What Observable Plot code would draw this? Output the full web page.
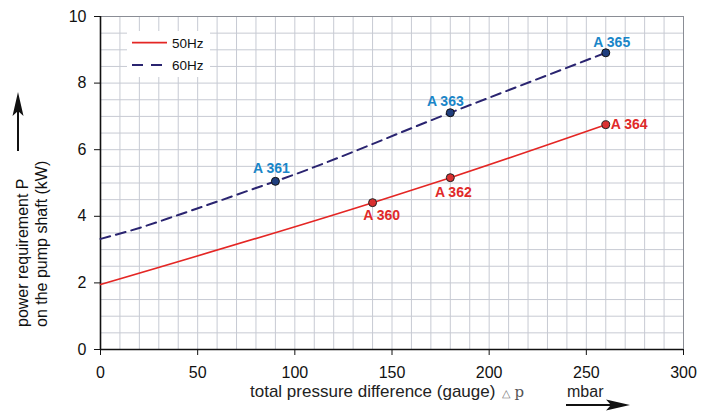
<!DOCTYPE html>
<html>
<head>
<meta charset="utf-8">
<script src="https://cdn.jsdelivr.net/npm/d3@7"></script>
<script src="https://cdn.jsdelivr.net/npm/@observablehq/plot@0.6"></script>
<style>
  html, body { margin: 0; padding: 0; background: #fff; }
  #chart { width: 714px; height: 412px; }
</style>
</head>
<body>
<div id="chart"></div>
<script>
// ---- data ----
const curve50_dp = [0, 140, 180, 260];
const curve50_P  = [1.95, 4.41, 5.16, 6.75];
const curve60_dp = [0, 20, 40, 60, 80, 90, 180, 260];
const curve60_P  = [3.32, 3.65, 4.04, 4.44, 4.85, 5.05, 7.11, 8.91];

const pumps50_name = ["A 360", "A 362", "A 364"];
const pumps50_dp   = [140, 180, 260];
const pumps50_P    = [4.41, 5.16, 6.75];
const pumps60_name = ["A 361", "A 363", "A 365"];
const pumps60_dp   = [90, 180, 260];
const pumps60_P    = [5.05, 7.11, 8.91];

const xTicks = [0, 50, 100, 150, 200, 250, 300];
const yTicks = [0, 2, 4, 6, 8, 10];
const xGrid = d3.range(0, 301, 10);
const yGrid = d3.range(0, 10.01, 0.5);
const seriesNames = ["50Hz", "60Hz"];

const line50 = curve50_dp.map((d, i) => ({dp: d, P: curve50_P[i]}));
const line60 = curve60_dp.map((d, i) => ({dp: d, P: curve60_P[i]}));
const pts50 = pumps50_name.map((n, i) => ({name: n, dp: pumps50_dp[i], P: pumps50_P[i]}));
const pts60 = pumps60_name.map((n, i) => ({name: n, dp: pumps60_dp[i], P: pumps60_P[i]}));

const RED = "#e42624", NAVY = "#2a2470", BLUE_T = "#1a86c8", RED_T = "#e02a2a";
const lbl = {fontSize: 14, fontWeight: "bold"};

const plot = Plot.plot({
  width: 714, height: 412,
  marginLeft: 100, marginRight: 31, marginTop: 16, marginBottom: 63,
  style: {fontFamily: "'Liberation Sans', Arial, sans-serif", fontSize: "16px", background: "#fff", color: "#111", overflow: "visible"},
  x: {domain: [0, 300]},
  y: {domain: [0, 10]},
  marks: [
    Plot.gridX(xGrid, {stroke: "#c7cad3", strokeOpacity: 1, strokeWidth: 1}),
    Plot.gridY(yGrid, {stroke: "#c7cad3", strokeOpacity: 1, strokeWidth: 1}),
    Plot.frame({stroke: "#8a8d95", strokeWidth: 1}),
    Plot.axisX(xTicks, {tickSize: 6, tickPadding: 11, fontSize: 16, label: null, stroke: "#111", fill: "#111"}),
    Plot.axisY(yTicks, {tickSize: 6, tickPadding: 8, fontSize: 16, label: null, stroke: "#111", fill: "#111"}),
    Plot.ruleX([0], {stroke: "#111", strokeWidth: 1.6}),
    Plot.ruleY([0], {stroke: "#111", strokeWidth: 1.6}),
    Plot.line(line50, {x: "dp", y: "P", stroke: RED, strokeWidth: 1.6, curve: "monotone-x"}),
    Plot.line(line60, {x: "dp", y: "P", stroke: NAVY, strokeWidth: 2, strokeDasharray: "10,6", curve: "monotone-x"}),
    Plot.dot(pts60, {x: "dp", y: "P", r: 4, fill: "#1f3e7e", stroke: "#111", strokeWidth: 1}),
    Plot.dot(pts50, {x: "dp", y: "P", r: 4, fill: "#d93030", stroke: "#222", strokeWidth: 1}),
    // 60 Hz labels (above)
    Plot.text(pts60, {filter: (d, i) => i === 0, x: "dp", y: "P", text: "name", dx: -4, dy: -13, fill: BLUE_T, ...lbl}),
    Plot.text(pts60, {filter: (d, i) => i === 1, x: "dp", y: "P", text: "name", dx: -5, dy: -11, fill: BLUE_T, ...lbl}),
    Plot.text(pts60, {filter: (d, i) => i === 2, x: "dp", y: "P", text: "name", dx: 6, dy: -10, fill: BLUE_T, ...lbl}),
    // 50 Hz labels
    Plot.text(pts50, {filter: (d, i) => i === 0, x: "dp", y: "P", text: "name", dx: 9, dy: 13, fill: RED_T, ...lbl}),
    Plot.text(pts50, {filter: (d, i) => i === 1, x: "dp", y: "P", text: "name", dx: 3, dy: 15, fill: RED_T, ...lbl}),
    Plot.text(pts50, {filter: (d, i) => i === 2, x: "dp", y: "P", text: "name", dx: 5, dy: 0, textAnchor: "start", fill: RED_T, ...lbl})
  ]
});

document.getElementById("chart").appendChild(plot);

// ---- decorations: legend, axis titles, arrows ----
const svg = d3.select(plot);
const font = "'Liberation Sans', Arial, sans-serif";
function txt(sel) {
  return sel.attr("font-family", font).attr("text-anchor", "start").attr("fill", "#111");
}

// legend (inside plot, top-left)
const lg = svg.append("g");
lg.append("rect").attr("x", 127).attr("y", 31).attr("width", 83).attr("height", 46).attr("fill", "#fff");
lg.append("line").attr("x1", 132).attr("x2", 167).attr("y1", 42.7).attr("y2", 42.7)
  .attr("stroke", RED).attr("stroke-width", 1.8);
lg.append("line").attr("x1", 132).attr("x2", 167).attr("y1", 65).attr("y2", 65)
  .attr("stroke", NAVY).attr("stroke-width", 2).attr("stroke-dasharray", "11,8");
txt(lg.append("text")).attr("x", 172).attr("y", 47.5).attr("font-size", 13.5).text(seriesNames[0]);
txt(lg.append("text")).attr("x", 172).attr("y", 69.5).attr("font-size", 13.5).text(seriesNames[1]);

// y title (two rotated lines)
txt(svg.append("text")).attr("transform", "translate(28,327) rotate(-90)")
  .attr("font-size", 16).text("power requirement P");
txt(svg.append("text")).attr("transform", "translate(47,327) rotate(-90)")
  .attr("font-size", 16).text("on the pump shaft (kW)");
// y arrow
svg.append("line").attr("x1", 18).attr("x2", 18).attr("y1", 151).attr("y2", 105)
  .attr("stroke", "#111").attr("stroke-width", 2);
svg.append("path").attr("d", "M18,92 L23.5,116 L18,111 L12.5,116 Z").attr("fill", "#111");

// x title
const xt = txt(svg.append("text")).attr("x", 250).attr("y", 397).attr("font-size", 17).attr("fill", "#222");
xt.append("tspan").text("total pressure difference (gauge)");
xt.append("tspan").attr("dx", 7).attr("font-size", 11).attr("fill", "#777").text("△");
xt.append("tspan").attr("dx", 4).attr("font-family", "'DejaVu Serif', 'Liberation Serif', serif")
  .attr("font-size", 15).attr("fill", "#555").text("p");
txt(svg.append("text")).attr("x", 567).attr("y", 396.5).attr("font-size", 16).attr("fill", "#222").text("mbar");
// x arrow
svg.append("line").attr("x1", 566).attr("x2", 614).attr("y1", 405).attr("y2", 405)
  .attr("stroke", "#111").attr("stroke-width", 1.8);
svg.append("path").attr("d", "M630,405 L606,399.5 L611,405 L606,410.5 Z").attr("fill", "#111");
</script>
</body>
</html>
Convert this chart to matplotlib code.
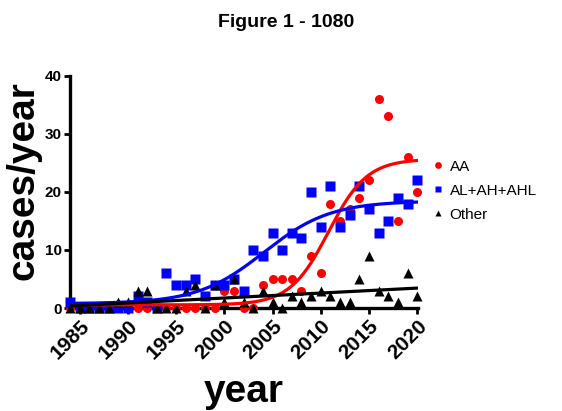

============================================================

— Written exercise —
Start at the first line of the records and write out everything up to and including the line containing "const pts60 = pumps60_name.map((n, i)". No pictures.

— Final result —
What Observable Plot code would draw this? Output the full web page.
<!DOCTYPE html>
<html>
<head>
<meta charset="utf-8">
<script src="https://cdn.jsdelivr.net/npm/d3@7"></script>
<script src="https://cdn.jsdelivr.net/npm/@observablehq/plot@0.6"></script>
<style>
  html, body { margin: 0; padding: 0; background: #fff; }
  #chart { width: 714px; height: 412px; }
</style>
</head>
<body>
<div id="chart"></div>
<script>
// ---- data ----
const curve50_dp = [0, 140, 180, 260];
const curve50_P  = [1.95, 4.41, 5.16, 6.75];
const curve60_dp = [0, 20, 40, 60, 80, 90, 180, 260];
const curve60_P  = [3.32, 3.65, 4.04, 4.44, 4.85, 5.05, 7.11, 8.91];

const pumps50_name = ["A 360", "A 362", "A 364"];
const pumps50_dp   = [140, 180, 260];
const pumps50_P    = [4.41, 5.16, 6.75];
const pumps60_name = ["A 361", "A 363", "A 365"];
const pumps60_dp   = [90, 180, 260];
const pumps60_P    = [5.05, 7.11, 8.91];

const xTicks = [0, 50, 100, 150, 200, 250, 300];
const yTicks = [0, 2, 4, 6, 8, 10];
const xGrid = d3.range(0, 301, 10);
const yGrid = d3.range(0, 10.01, 0.5);
const seriesNames = ["50Hz", "60Hz"];

const line50 = curve50_dp.map((d, i) => ({dp: d, P: curve50_P[i]}));
const line60 = curve60_dp.map((d, i) => ({dp: d, P: curve60_P[i]}));
const pts50 = pumps50_name.map((n, i) => ({name: n, dp: pumps50_dp[i], P: pumps50_P[i]}));
const pts60 = pumps60_name.map((n, i) => ({name: n, dp: pumps60_dp[i], P: pumps60_P[i]}));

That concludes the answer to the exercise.